-------- RECORDS SUPPLIED

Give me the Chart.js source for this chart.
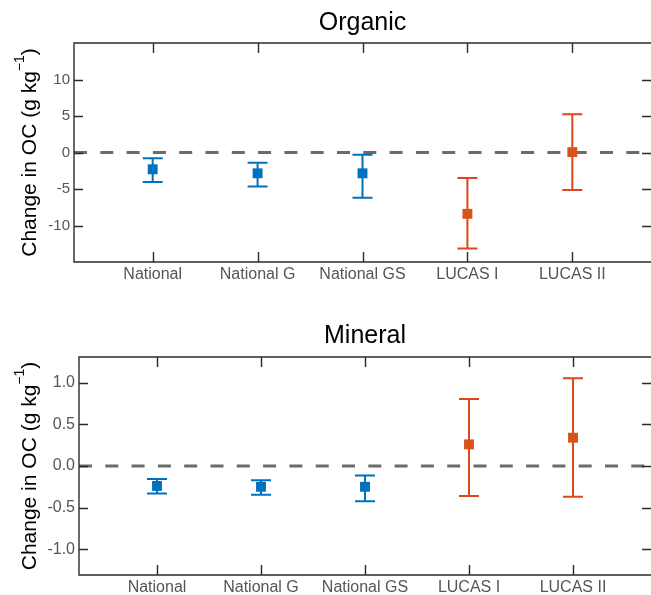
<!DOCTYPE html>
<html>
<head>
<meta charset="utf-8">
<script src="https://cdn.jsdelivr.net/npm/chart.js"></script>
<style>
  html, body { margin: 0; background: #fff; overflow: hidden; }
  canvas { display: block; }
</style>
</head>
<body>
<canvas id="organic" width="658" height="297"></canvas>
<canvas id="mineral" width="658" height="298"></canvas>
<script>
const categories = ['National', 'National G', 'National GS', 'LUCAS I', 'LUCAS II'];

const organicMean = [-2.3, -2.85, -2.85, -8.4, 0.05];
const organicLow = [-4.05, -4.65, -6.2, -13.15, -5.15];
const organicHigh = [-0.8, -1.4, -0.3, -3.5, 5.25];
const organicTicks = [-10, -5, 0, 5, 10];

const mineralMean = [-0.24, -0.25, -0.25, 0.26, 0.34];
const mineralLow = [-0.33, -0.345, -0.425, -0.36, -0.37];
const mineralHigh = [-0.155, -0.17, -0.115, 0.805, 1.055];
const mineralTicks = [-1.0, -0.5, 0.0, 0.5, 1.0];

const blue = '#0072BD';
const orange = '#D95319';
const markerColors = [blue, blue, blue, orange, orange];
const barColors = [blue, blue, blue, '#E0461C', '#E0461C'];
const font = '"Liberation Sans", Arial, sans-serif';

// error bars, zero line, box, inward ticks and titles
function decor(low, high, title, titleBase) {
    return {
        id: 'decor',
        beforeDatasetsDraw(chart) {
            const {ctx, chartArea: a, scales: {x, y}} = chart;
            ctx.save();
            ctx.beginPath();
            ctx.rect(a.left, a.top, a.right - a.left, a.bottom - a.top);
            ctx.clip();
            const y0 = y.getPixelForValue(0);
            ctx.setLineDash([13, 13.3]);
            ctx.strokeStyle = '#6b6b6b';
            ctx.lineWidth = 3;
            ctx.beginPath();
            ctx.moveTo(a.left, y0);
            ctx.lineTo(a.right, y0);
            ctx.stroke();
            ctx.setLineDash([]);
            low.forEach((lo, i) => {
                const px = x.getPixelForValue(i + 1);
                const pLo = y.getPixelForValue(lo);
                const pHi = y.getPixelForValue(high[i]);
                ctx.strokeStyle = barColors[i];
                ctx.lineWidth = 2;
                ctx.beginPath();
                ctx.moveTo(px, pLo); ctx.lineTo(px, pHi);
                ctx.moveTo(px - 10, pLo); ctx.lineTo(px + 10, pLo);
                ctx.moveTo(px - 10, pHi); ctx.lineTo(px + 10, pHi);
                ctx.stroke();
            });
            ctx.restore();
        },
        afterDraw(chart) {
            const {ctx, chartArea: a, scales: {x, y}} = chart;
            ctx.save();
            ctx.strokeStyle = '#2b2b2b';
            ctx.lineWidth = 1.4;
            // left, top, bottom sides; the right one falls just outside the window
            ctx.beginPath();
            ctx.moveTo(a.right + 2, a.top);
            ctx.lineTo(a.left, a.top);
            ctx.lineTo(a.left, a.bottom);
            ctx.lineTo(a.right + 2, a.bottom);
            ctx.stroke();
            ctx.beginPath();
            y.ticks.forEach(t => {
                const py = Math.round(y.getPixelForValue(t.value)) + 0.5;
                ctx.moveTo(a.left, py); ctx.lineTo(a.left + 9, py);
                ctx.moveTo(a.right - 9, py); ctx.lineTo(a.right, py);
            });
            x.ticks.forEach(t => {
                const px = Math.round(x.getPixelForValue(t.value)) + 0.5;
                ctx.moveTo(px, a.bottom); ctx.lineTo(px, a.bottom - 10);
                ctx.moveTo(px, a.top); ctx.lineTo(px, a.top + 10);
            });
            ctx.stroke();

            ctx.fillStyle = '#000';
            ctx.font = '25px ' + font;
            ctx.textAlign = 'center';
            ctx.textBaseline = 'alphabetic';
            ctx.fillText(title, (a.left + a.right) / 2, titleBase);

            // y axis title with superscript
            ctx.translate(36, (a.top + a.bottom) / 2);
            ctx.rotate(-Math.PI / 2);
            const main = 'Change in OC (g kg', sup = '\u22121', end = ')';
            ctx.font = '21px ' + font;
            const mw = ctx.measureText(main).width;
            const ew = ctx.measureText(end).width;
            ctx.font = '14px ' + font;
            const sw = ctx.measureText(sup).width;
            let cx = -(mw + sw + ew) / 2;
            ctx.textAlign = 'left';
            ctx.font = '21px ' + font;
            ctx.fillText(main, cx, 0);
            cx += mw;
            ctx.font = '14px ' + font;
            ctx.fillText(sup, cx, -12);
            cx += sw;
            ctx.font = '21px ' + font;
            ctx.fillText(end, cx, 0);
            ctx.restore();
        }
    };
}

function makeChart(id, mean, low, high, yTicks, yMax, opts) {
    const points = mean.map((v, i) => ({x: i + 1, y: v}));
    new Chart(document.getElementById(id), {
        type: 'scatter',
        data: {
            datasets: [{
                data: points,
                pointStyle: 'rect',
                pointRadius: 7,
                pointHoverRadius: 7,
                backgroundColor: markerColors,
                borderColor: markerColors,
                borderWidth: 0
            }]
        },
        options: {
            responsive: false,
            animation: false,
            events: [],
            layout: {padding: {top: opts.top, left: 0, right: 0, bottom: 0}},
            plugins: {legend: {display: false}, tooltip: {enabled: false}},
            scales: {
                x: {
                    type: 'linear',
                    min: 0.25,
                    max: 5.75,
                    afterBuildTicks: s => { s.ticks = categories.map((c, i) => ({value: i + 1})); },
                    afterFit: s => { s.height = opts.xHeight; },
                    grid: {display: false, drawTicks: false},
                    border: {display: false},
                    ticks: {
                        callback: v => categories[v - 1],
                        color: '#555',
                        padding: 3,
                        maxRotation: 0,
                        autoSkip: false,
                        font: {family: font, size: 16}
                    }
                },
                y: {
                    min: -yMax,
                    max: yMax,
                    afterBuildTicks: s => { s.ticks = yTicks.map(v => ({value: v})); },
                    afterFit: s => { s.width = opts.yWidth; },
                    grid: {display: false, drawTicks: false},
                    border: {display: false},
                    ticks: {
                        callback: v => opts.decimals ? v.toFixed(1) : String(v),
                        color: '#555',
                        padding: 4,
                        font: {family: font, size: opts.yFont}
                    }
                }
            }
        },
        plugins: [decor(low, high, opts.title, opts.titleBase)]
    });
}

makeChart('organic', organicMean, organicLow, organicHigh, organicTicks, 15,
    {title: 'Organic', titleBase: 30, top: 43, xHeight: 35, yWidth: 74, yFont: 15, decimals: false});
makeChart('mineral', mineralMean, mineralLow, mineralHigh, mineralTicks, 1.31,
    {title: 'Mineral', titleBase: 46, top: 60, xHeight: 20, yWidth: 79, yFont: 16, decimals: true});
</script>
</body>
</html>
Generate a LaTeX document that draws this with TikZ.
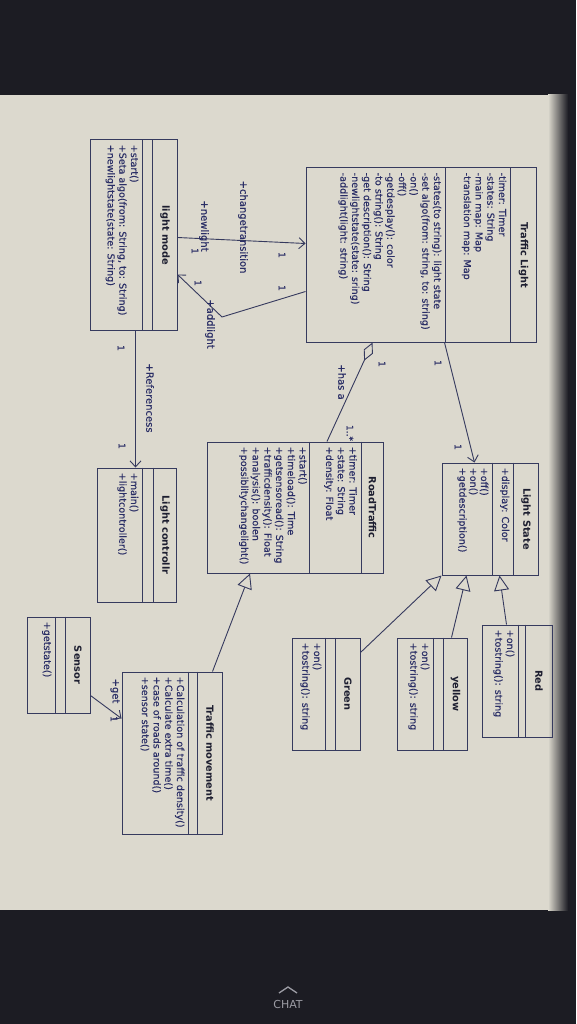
\documentclass[tikz,border=0pt]{standalone}
\usepackage{fontspec}
\setmainfont{DejaVu Sans}
\newfontfamily\umlfont{DejaVu Sans}[FakeBold=0.35]
\usetikzlibrary{arrows.meta, calc}
\definecolor{paper}   {HTML}{DCD9CE}
\definecolor{bezel}   {HTML}{1C1C23}
\definecolor{umlline} {HTML}{363A5E}
\definecolor{umltext} {HTML}{2A2E66}
\definecolor{umltitle}{HTML}{1D1E30}
\definecolor{chatgrey}{HTML}{9C9CA4}

\begin{document}
\begin{tikzpicture}[x=1pt, y=-1pt,
  % one unit is one pixel of the photo and y runs downward; the screen was
  % photographed on its side, so every text is turned a quarter clockwise
  classbox/.style={draw=umlline, line width=1pt, inner sep=0pt},
  classname/.style={rotate=-90, font=\bfseries\fontsize{9.8}{11}\selectfont, text=umltitle},
  members/.style={rotate=-90, anchor=north west, align=left, inner sep=0pt,
                  font=\umlfont\fontsize{9.6}{11.7}\selectfont, text=umltext},
  mult/.style={rotate=-90, font=\umlfont\fontsize{9}{10}\selectfont, text=umltext, inner sep=1pt},
  role/.style={rotate=-90, font=\umlfont\fontsize{10}{11}\selectfont, text=umltext, inner sep=1pt},
  link/.style={draw=umlline, line width=0.9pt},
  nav/.style={link, -{Straight Barb[length=6pt, width=11pt]}},
  inherit/.style={link, -{Triangle[length=15pt, width=15pt, fill=paper]}},
  aggr/.style={link, {Diamond[length=20pt, width=10pt, fill=paper]}-}
]

% --- screen and photo edges ---------------------------------------------------
\fill[bezel] (0,0) rectangle (576,1024);
\fill[paper] (0,95) rectangle (548,910);
\shade[left color=paper, right color=bezel] (548,95) rectangle (568,910);
\node[font=\fontsize{11}{13}\selectfont, text=chatgrey] (chat) at (288,1004) {CHAT};
\draw[chatgrey, line width=1.3pt] (279,993) -- (288,987) -- (297,993);

% --- Traffic Light --------------------------------------------------------------
\node[classbox, minimum width=230, minimum height=174] (tl) at (421,255) {};
\draw[link] ($(tl.north east)+(-26,0)$) -- ($(tl.south east)+(-26,0)$);
\draw[link] ($(tl.north east)+(-91,0)$) -- ($(tl.south east)+(-91,0)$);
\node[classname] (tl-name) at ($(tl.east)+(-13,0)$) {Traffic Light};
\node[members] (tl-attr) at ($(tl.north east)+(-30,5)$)
  {-timer: Timer\\-states: String\\-main map: Map\\-translation map: Map};
\node[members] (tl-ops) at ($(tl.north east)+(-95,5)$)
  {-states(to string): light state\\-set algo(from: string, to: string)\\-on()\\-off()\\
   -getdesplay(): color\\-to string(): String\\-get description(): String\\
   -newlightstate(state: sring)\\-addlight(light: string)};

% --- light mode -------------------------------------------------------------------
\node[classbox, minimum width=87, minimum height=190] (lm) at (133.5,235) {};
\draw[link] ($(lm.north east)+(-25,0)$) -- ($(lm.south east)+(-25,0)$);
\draw[link] ($(lm.north east)+(-35,0)$) -- ($(lm.south east)+(-35,0)$);
\node[classname] (lm-name) at ($(lm.east)+(-12.5,0)$) {light mode};
\node[members] (lm-ops) at ($(lm.north east)+(-39,5)$)
  {+start()\\+Seta algo(from: String, to: String)\\+newlightstate(state: String)};

% --- Light State ------------------------------------------------------------------
\node[classbox, minimum width=96, minimum height=112] (ls) at (490,519) {};
\draw[link] ($(ls.north east)+(-25,0)$) -- ($(ls.south east)+(-25,0)$);
\draw[link] ($(ls.north east)+(-46,0)$) -- ($(ls.south east)+(-46,0)$);
\node[classname] (ls-name) at ($(ls.east)+(-12.5,0)$) {Light State};
\node[members] (ls-attr) at ($(ls.north east)+(-29,5)$) {+display: Color};
\node[members, font=\umlfont\fontsize{9.6}{10.8}\selectfont] (ls-ops) at ($(ls.north east)+(-50,5)$)
  {+off()\\+on()\\+getdescription()};

% --- RoadTraffic ------------------------------------------------------------------
\node[classbox, minimum width=176, minimum height=131] (rt) at (295.5,507.5) {};
\draw[link] ($(rt.north east)+(-23,0)$) -- ($(rt.south east)+(-23,0)$);
\draw[link] ($(rt.north east)+(-75,0)$) -- ($(rt.south east)+(-75,0)$);
\node[classname] (rt-name) at ($(rt.east)+(-11.5,0)$) {RoadTraffic};
\node[members] (rt-attr) at ($(rt.north east)+(-27,5)$)
  {+timer: Timer\\+state: String\\+density: Float};
\node[members] (rt-ops) at ($(rt.north east)+(-77,5)$)
  {+start()\\+timeload(): Time\\+getsensoread(): String\\+trafficdensity(): Float\\
   +analysis(): boolen\\+possiblitychangelight()};

% --- Light controllr --------------------------------------------------------------
\node[classbox, minimum width=79, minimum height=134] (lc) at (136.5,535) {};
\draw[link] ($(lc.north east)+(-23,0)$) -- ($(lc.south east)+(-23,0)$);
\draw[link] ($(lc.north east)+(-34,0)$) -- ($(lc.south east)+(-34,0)$);
\node[classname] (lc-name) at ($(lc.east)+(-11.5,0)$) {Light controllr};
\node[members] (lc-ops) at ($(lc.north east)+(-38,5)$) {+main()\\+lightcontroller()};

% --- Red, yellow, Green -----------------------------------------------------------
\node[classbox, minimum width=70, minimum height=112] (red) at (517,681) {};
\draw[link] ($(red.north east)+(-27,0)$) -- ($(red.south east)+(-27,0)$);
\draw[link] ($(red.north east)+(-34,0)$) -- ($(red.south east)+(-34,0)$);
\node[classname] (red-name) at ($(red.east)+(-13.5,0)$) {Red};
\node[members] (red-ops) at ($(red.north east)+(-38,5)$) {+on()\\+tostring(): string};

\node[classbox, minimum width=70, minimum height=112] (yel) at (432,694) {};
\draw[link] ($(yel.north east)+(-24,0)$) -- ($(yel.south east)+(-24,0)$);
\draw[link] ($(yel.north east)+(-34,0)$) -- ($(yel.south east)+(-34,0)$);
\node[classname] (yel-name) at ($(yel.east)+(-12,0)$) {yellow};
\node[members] (yel-ops) at ($(yel.north east)+(-38,5)$) {+on()\\+tostring(): string};

\node[classbox, minimum width=68, minimum height=112] (grn) at (326,694) {};
\draw[link] ($(grn.north east)+(-25,0)$) -- ($(grn.south east)+(-25,0)$);
\draw[link] ($(grn.north east)+(-35,0)$) -- ($(grn.south east)+(-35,0)$);
\node[classname] (grn-name) at ($(grn.east)+(-12.5,0)$) {Green};
\node[members] (grn-ops) at ($(grn.north east)+(-39,5)$) {+on()\\+tostring(): string};

% --- Traffic movement -------------------------------------------------------------
\node[classbox, minimum width=100, minimum height=162] (tm) at (172,753) {};
\draw[link] ($(tm.north east)+(-25,0)$) -- ($(tm.south east)+(-25,0)$);
\draw[link] ($(tm.north east)+(-34,0)$) -- ($(tm.south east)+(-34,0)$);
\node[classname] (tm-name) at ($(tm.east)+(-12.5,0)$) {Traffic movement};
\node[members] (tm-ops) at ($(tm.north east)+(-38,5)$)
  {+Calculation of traffic density()\\+Calculate extra time()\\+case of roads around()\\+sensor state()};

% --- Sensor -----------------------------------------------------------------------
\node[classbox, minimum width=63, minimum height=96] (sn) at (58.5,665) {};
\draw[link] ($(sn.north east)+(-25,0)$) -- ($(sn.south east)+(-25,0)$);
\draw[link] ($(sn.north east)+(-35,0)$) -- ($(sn.south east)+(-35,0)$);
\node[classname] (sn-name) at ($(sn.east)+(-12.5,0)$) {Sensor};
\node[members] (sn-ops) at ($(sn.north east)+(-39,5)$) {+getstate()};

% --- associations -----------------------------------------------------------------
\draw[nav] ($(tl.south west)+(139,0)$) -- ($(ls.north west)+(33,0)$);
\node[mult] (m-tlls-a) at (438,363) {1};
\node[mult] (m-tlls-b) at (458,447) {1};

\draw[aggr] ($(tl.south west)+(67,0)$) -- ($(rt.north west)+(120,0)$);
\node[mult] (m-has-a) at (382,364) {1};
\node[mult] (m-has-b) at (350,433) {1..*};
\node[role] (r-has) at (342,382) {+has a};

\draw[nav] ($(lm.south west)+(46,0)$) -- ($(lc.north west)+(39,0)$);
\node[mult] (m-ref-a) at (121,348) {1};
\node[mult] (m-ref-b) at (122,446) {1};
\node[role] (r-ref) at (150,398) {+Referencess};

\draw[nav] ($(lm.north east)+(0,98)$) -- ($(tl.north west)+(0,76)$);
\node[role] (r-chg) at (243,227) {+changetransition};
\node[role] (r-new) at (204,226) {+newlight};
\node[mult] (m-new) at (195,251) {1};
\node[mult] (m-chg) at (282,255) {1};

\coordinate (addbend) at (222,317);
\draw[nav] ($(tl.north west)+(0,124)$) -- (addbend) -- ($(lm.north east)+(0,135)$);
\node[mult] (m-add-a) at (282,288) {1};
\node[mult] (m-add-b) at (198,283) {1};
\node[role] (r-add) at (210,324) {+addlight};

\draw[nav] ($(sn.north east)+(0,79)$) -- ($(tm.north west)+(0,47)$);
\node[role] (r-get) at (115,691) {+get};
\node[mult] (m-get) at (114,719) {1};

% --- generalisations --------------------------------------------------------------
\draw[inherit] ($(red.north west)+(25,0)$) -- ($(ls.south west)+(58,0)$);
\draw[inherit] ($(yel.north west)+(55,0)$) -- ($(ls.south west)+(25,0)$);
\draw[inherit] ($(grn.north east)+(0,15)$) -- (ls.south west);
\draw[inherit] ($(tm.north west)+(91,0)$) -- ($(rt.south west)+(43,0)$);

\end{tikzpicture}
\end{document}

----------------

--- WHAT THE EXERCISE ASKS ---
Begin at the top of the material above and output each line exactly, stopping after the line that holds "const categories = ['National', 'National". Leave out pictures.

--- RESPONSE TO THE EXERCISE ---
Give me the Chart.js source for this chart.
<!DOCTYPE html>
<html>
<head>
<meta charset="utf-8">
<script src="https://cdn.jsdelivr.net/npm/chart.js"></script>
<style>
  html, body { margin: 0; background: #fff; overflow: hidden; }
  canvas { display: block; }
</style>
</head>
<body>
<canvas id="organic" width="658" height="297"></canvas>
<canvas id="mineral" width="658" height="298"></canvas>
<script>
const categories = ['National', 'National G', 'National GS', 'LUCAS I', 'LUCAS II'];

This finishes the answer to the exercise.